By DON FENLEY
GRAY, TENN. – Tri-Cities vacant land sales are looking a lot like a real estate market in a typical seasonal pattern. It’s not that much different from other market elements like residential resales and new homes. Sales in both are down, but not in the correction mode that dominates so many news reports.
So far this year, there have been 38 vacant land transactions that were listed on the Northeast Tennessee Association of Realtors (NETAR) Commercial Multiple Listing Service (CMLS) and 1,928 that were listed on the Flex Listing Service. Those are the two primary local listing services.
CMLS transactions are up one from the first 11 months of last year, while there were 15 fewer than this time last year from the Flex listings.

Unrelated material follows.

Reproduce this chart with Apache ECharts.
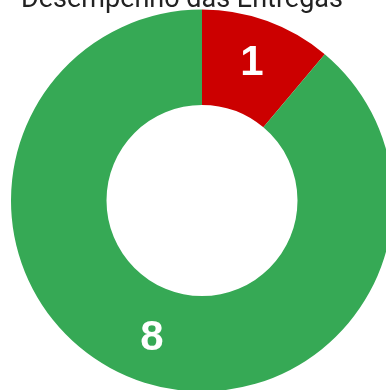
<!DOCTYPE html>
<html>
<head>
<meta charset="utf-8">
<script src="https://cdn.jsdelivr.net/npm/echarts@6/dist/echarts.min.js"></script>
<style>
  html, body { margin: 0; padding: 0; background: #fff; }
  #chart { width: 386px; height: 390px; }
</style>
</head>
<body>
<div id="chart"></div>
<script>
// Desempenho das Entregas
const categories = ['Atrasadas', 'No prazo']
const values = [1, 8]
const colors = ['#cc0000', '#36a955']

const chart = echarts.init(document.getElementById('chart'))
chart.setOption({
  animation: false,
  title: {
    text: 'Desempenho das Entregas',
    left: 16,
    top: -18,
    textStyle: {
      fontFamily: 'Roboto',
      fontSize: 27,
      fontWeight: 'normal',
      color: '#222'
    }
  },
  series: [
    {
      type: 'pie',
      center: [202, 200.5],
      radius: [95.5, 191],
      startAngle: 90,
      clockwise: true,
      color: colors,
      itemStyle: { borderWidth: 0 },
      label: {
        show: true,
        position: 'inside',
        formatter: '{c}',
        color: '#fff',
        fontFamily: 'Liberation Sans',
        fontWeight: 'bold',
        fontSize: 42
      },
      labelLine: { show: false },
      data: categories.map((name, i) => ({ name, value: values[i] }))
    }
  ]
})
</script>
</body>
</html>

Most transactions this year have been in the $30,000 to $39,999 price range. The price with the largest number of active inventory is in the $500,000 and up range. And the listing in that range is 21% higher than this time last year.
Twenty-three of the local vacant land listings are priced at $1 million or more. The most expensive is 70 acres near the I-81 Exit 74 exit. That listing is for $8.5 million.

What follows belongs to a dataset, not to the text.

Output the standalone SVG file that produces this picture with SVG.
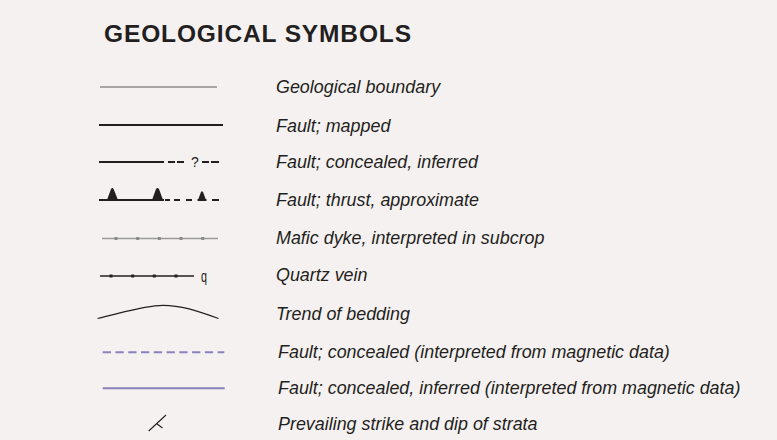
<svg xmlns="http://www.w3.org/2000/svg" width="777" height="440" viewBox="0 0 777 440">
<style>
.bg{fill:#f6f1f1}
.lbl{font-family:"Liberation Sans",Arial,sans-serif;font-style:italic;font-size:17.9px;fill:#231f20}
.title{font-family:"Liberation Sans",Arial,sans-serif;font-weight:bold;font-size:24.5px;fill:#231f20}
.blk{stroke:#231f20;fill:none}
.gry{stroke:#5a5a5a;fill:none}
.pur{stroke:#8a82bd;fill:none;stroke-width:2}
.sym{font-family:"Liberation Sans",Arial,sans-serif;fill:#231f20}
</style>
<rect class="bg" x="0" y="0" width="777" height="440"/>
<text class="title" x="104" y="42" textLength="307" lengthAdjust="spacing">GEOLOGICAL SYMBOLS</text>
<g id="connectors"></g>
<g id="boundary">
<line class="gry" x1="100" y1="87" x2="217" y2="87" stroke-width="1.1"/>
<text class="lbl" x="276" y="93">Geological boundary</text>
</g>
<g id="fault-mapped">
<line class="blk" x1="99" y1="125" x2="223" y2="125" stroke-width="2.2"/>
<text class="lbl" x="276" y="132">Fault; mapped</text>
</g>
<g id="fault-concealed">
<line class="blk" x1="99" y1="162" x2="164" y2="162" stroke-width="1.9"/>
<path class="blk" stroke-width="1.9" d="M168,162H175M177,162H184M202,162H209M211,162H219"/>
<text class="sym" x="195" y="167" font-size="14" text-anchor="middle">?</text>
<text class="lbl" x="276" y="168">Fault; concealed, inferred</text>
</g>
<g id="fault-thrust">
<line class="blk" x1="99" y1="200" x2="164" y2="200" stroke-width="1.9"/>
<path class="blk" stroke-width="1.9" d="M165,200H170M174,200H180M186,200H192M197.5,200H206.5M212,200H219"/>
<path fill="#231f20" d="M107,200L111,189Q112.3,187.2 113.6,189L118,200Z M152,200L156,189Q157.5,187.2 159,189L163,200Z M198,200L201,192Q202,190.5 203,192L206,200Z"/>
<text class="lbl" x="276" y="206">Fault; thrust, approximate</text>
</g>
<g id="mafic-dyke">
<line x1="102" y1="238.5" x2="218" y2="238.5" stroke="#9a9a9a" stroke-width="1.5"/>
<g fill="#8a8a8a">
<rect x="114.5" y="237" width="3" height="3"/>
<rect x="136.2" y="237" width="3" height="3"/>
<rect x="157.8" y="237" width="3" height="3"/>
<rect x="179.5" y="237" width="3" height="3"/>
<rect x="201.2" y="237" width="3" height="3"/>
</g>
<text class="lbl" x="276" y="244">Mafic dyke, interpreted in subcrop</text>
</g>
<g id="quartz-vein">
<line class="blk" x1="100" y1="276" x2="194" y2="276" stroke-width="1.4"/>
<g fill="#231f20">
<rect x="109.5" y="274.5" width="3" height="3"/>
<rect x="131.2" y="274.5" width="3" height="3"/>
<rect x="152.8" y="274.5" width="3" height="3"/>
<rect x="174.5" y="274.5" width="3" height="3"/>
</g>
<text class="sym" x="201" y="281.5" font-size="17" textLength="6" lengthAdjust="spacingAndGlyphs">q</text>
<text class="lbl" x="276" y="281">Quartz vein</text>
</g>
<g id="bedding">
<path class="blk" stroke-width="1.2" d="M97.5,318.5C125,312 145,305.3 163,305.3C181,305.3 196,310.5 218.5,318.5"/>
<text class="lbl" x="276" y="320">Trend of bedding</text>
</g>
<g id="mag-concealed">
<line class="pur" x1="102.7" y1="352.3" x2="224.3" y2="352.3" stroke-dasharray="8.3 4.47"/>
<text class="lbl" x="278" y="358">Fault; concealed (interpreted from magnetic data)</text>
</g>
<g id="mag-inferred">
<line class="pur" x1="102.7" y1="388.3" x2="224.7" y2="388.3"/>
<text class="lbl" x="278" y="394">Fault; concealed, inferred (interpreted from magnetic data)</text>
</g>
<g id="strike-dip">
<path class="blk" stroke-width="1.1" d="M148.7,431L166,415M156.5,423.5L162.5,428"/>
<text class="lbl" x="278" y="429.5">Prevailing strike and dip of strata</text>
</g>
</svg>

Those are just the land listing on the two local databases and do not include all properties for sale or lease.
The growing growth pushback is the pregnant question swirling around both the existing home, new home, and land sales markets. Some residents would like to see growth that models the region’s existing density. It exists in the existing home, a new home more than the vacant land market, but it’s still an issue.
Landowners recently defeated a rezoning along the South Holston that could have seen additional rental cabins. Some opponents, who are already rental cabin owners, complained the roads are too narrow, the river is already over-fished, and they didn’t want to see the area become another Gatlinburg.
And opponents to the Keebler annexation in Gray are concerned about traffic and school overcrowding. But the chief concern is density. They want to see subdivisions with more open space. It’s easy to understand their concerns. The annexation is a big one. It weighs in at 135 acres. And the proposed project is for 496 homes. But the way growth proponents look at it is more open space means fewer homes; fewer homes mean what is built has a higher price point when affordability has become almost a big issue is inventory.
The density-affordability issue comes at a time when Washington County has already dropped below one affordability benchmark. Attom Data Solutions Home Price Index says that a person making the median wage in Washington Co. doesn’t have the purchasing power to buy a median-priced home. That index is based on the assumption the buyer has a 20% down payment, a 28% debt-to-income ratio, and good credit. The current average down payment in Washington County is 8%.
Compounding that is the growing concern over the county’s and the region’s lack of workforce housing. The typical benchmark for that level of housing is 80% of the current median home price.
The larger issue is the region’s economic development efforts are beginning to feel the effects of the housing shortage. New businesses that like the area have second thoughts when looking at the current housing market.